I'm sorry, your time has expired. Thank you so much, Madame St-Denis.

Next, Mr. Sopuck, for seven minutes.

11:50 a.m.

Conservative

Robert Sopuck Dauphin—Swan River—Marquette, MB

Thank you, Mr. Chair.

The question is for Mr. Collyer or Mr. Gratton. Would you agree that federal resources should be focused on larger projects that pose a higher risk to the environment rather than on smaller projects, and do you think that an approach that uses a project list to determine which projects would require a federal EA would be effective in focusing resources on significant projects?

11:50 a.m.

President, Canadian Association of Petroleum Producers

David Collyer

I can start with a response to that.

Absolutely, we agree that the focus should be on those projects that are higher risk, and a risk-based approach should absolutely be used to allocate resources, which are scarce everywhere.

Our view is that we need to continue to focus on federal triggers. That is the appropriate mechanism by which to trigger any aid at the federal level, and I'll just reiterate the comment I made during my remarks that one should not assume, because there is not a federal assessment, that these projects are not being assessed, and there are many that are not assessed at the federal level. In situ projects, which are subject to a rigorous provincial review, would be an example of that.

11:50 a.m.

President and Chief Executive Officer, Mining Association of Canada

Pierre Gratton

I would agree with everything my colleague has just said. I would also clarify one other point that was raised before this committee before, as an example. There was the notion of having greenhouse gases become some kind of trigger in Australia, and I would just like to clarify to the committee that there is no such mechanism in Australia.

For the act to really be effective and to work as it should within federal jurisdiction, it has to focus on those things for which there are real federal triggers.

11:50 a.m.

Conservative

Robert Sopuck Dauphin—Swan River—Marquette, MB

I have a tendency to focus on the environment itself as opposed to process—things like water quality, biodiversity, air quality, and so on. Given that many of those are governed by various acts and regulations both federally and provincially—the Species at Risk Act, the Migratory Birds Convention Act, the Fisheries Act, and so on—when mines are being developed or energy developments are being planned, I would assume that you build in the compliance with all those acts and regulations from the very beginning. Is that correct?

11:50 a.m.

President and Chief Executive Officer, Mining Association of Canada

Pierre Gratton

Yes. One of our concerns, which I voiced today, is that with some of the acts you just mentioned there aren't presently compliance mechanisms. That is a major concern of ours.

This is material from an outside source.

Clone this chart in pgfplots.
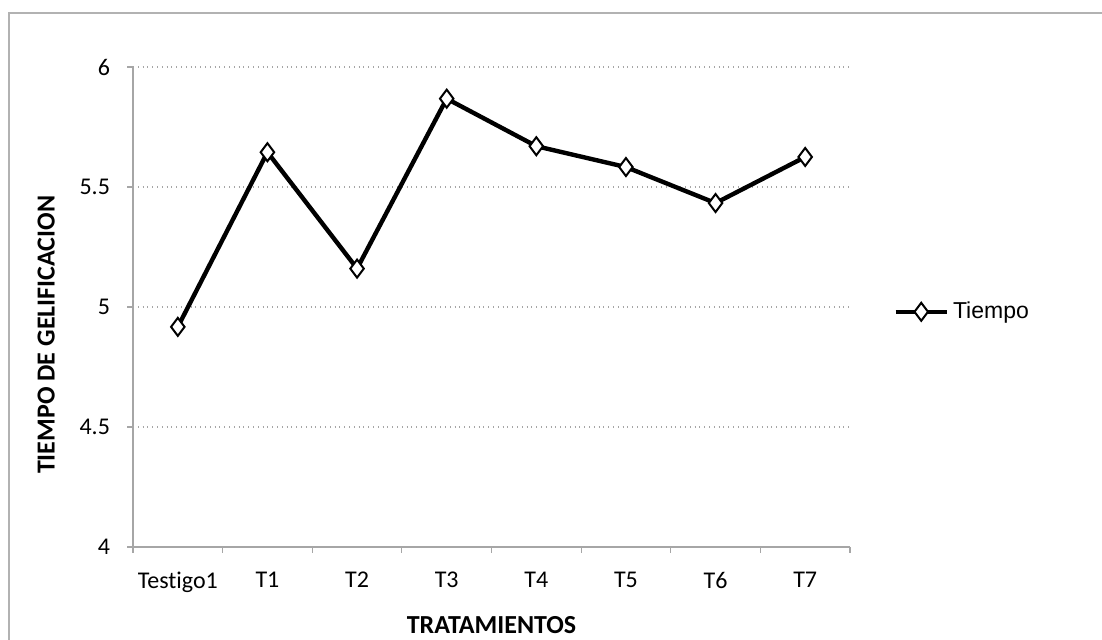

The Migratory Birds Convention Act, for example, is an absolute prohibition and there is no way to be able to comply with the act. You have to do your due diligence and hope it works and that you stay out of court. The Environment Canada website's current advice to its clients is to consult their lawyer. We actually don't think that's the answer. We think we need a regulatory mechanism that would allow us to obtain a permit to demonstrate compliance with the act.

11:55 a.m.

Conservative

Robert Sopuck Dauphin—Swan River—Marquette, MB

I really appreciate your reference to the Migratory Birds Convention Act, because carried to a logical extreme it would mean the end of Prairies agriculture, so I think your caution is very well taken.

Mr. Collyer.

11:55 a.m.

President, Canadian Association of Petroleum Producers

David Collyer

I would just reiterate the same point. Compliance is the minimum requirement. I agree with Pierre that there's an opportunity to improve the clarity on compliance requirements, but in looking at any new energy project, compliance is the minimum threshold. We often try, for economic or other reasons, to perform better than that, but absolutely that is the going-in position.

11:55 a.m.

Conservative

Robert Sopuck Dauphin—Swan River—Marquette, MB

Right.

What do you think about a guidelines approach to a number of projects? For example, we know how to build stream crossings in a way that allows fish to go underneath roads and so on. What if the relevant regulatory authorities were to issue you guidelines and you simply followed them in many cases? Would that be helpful?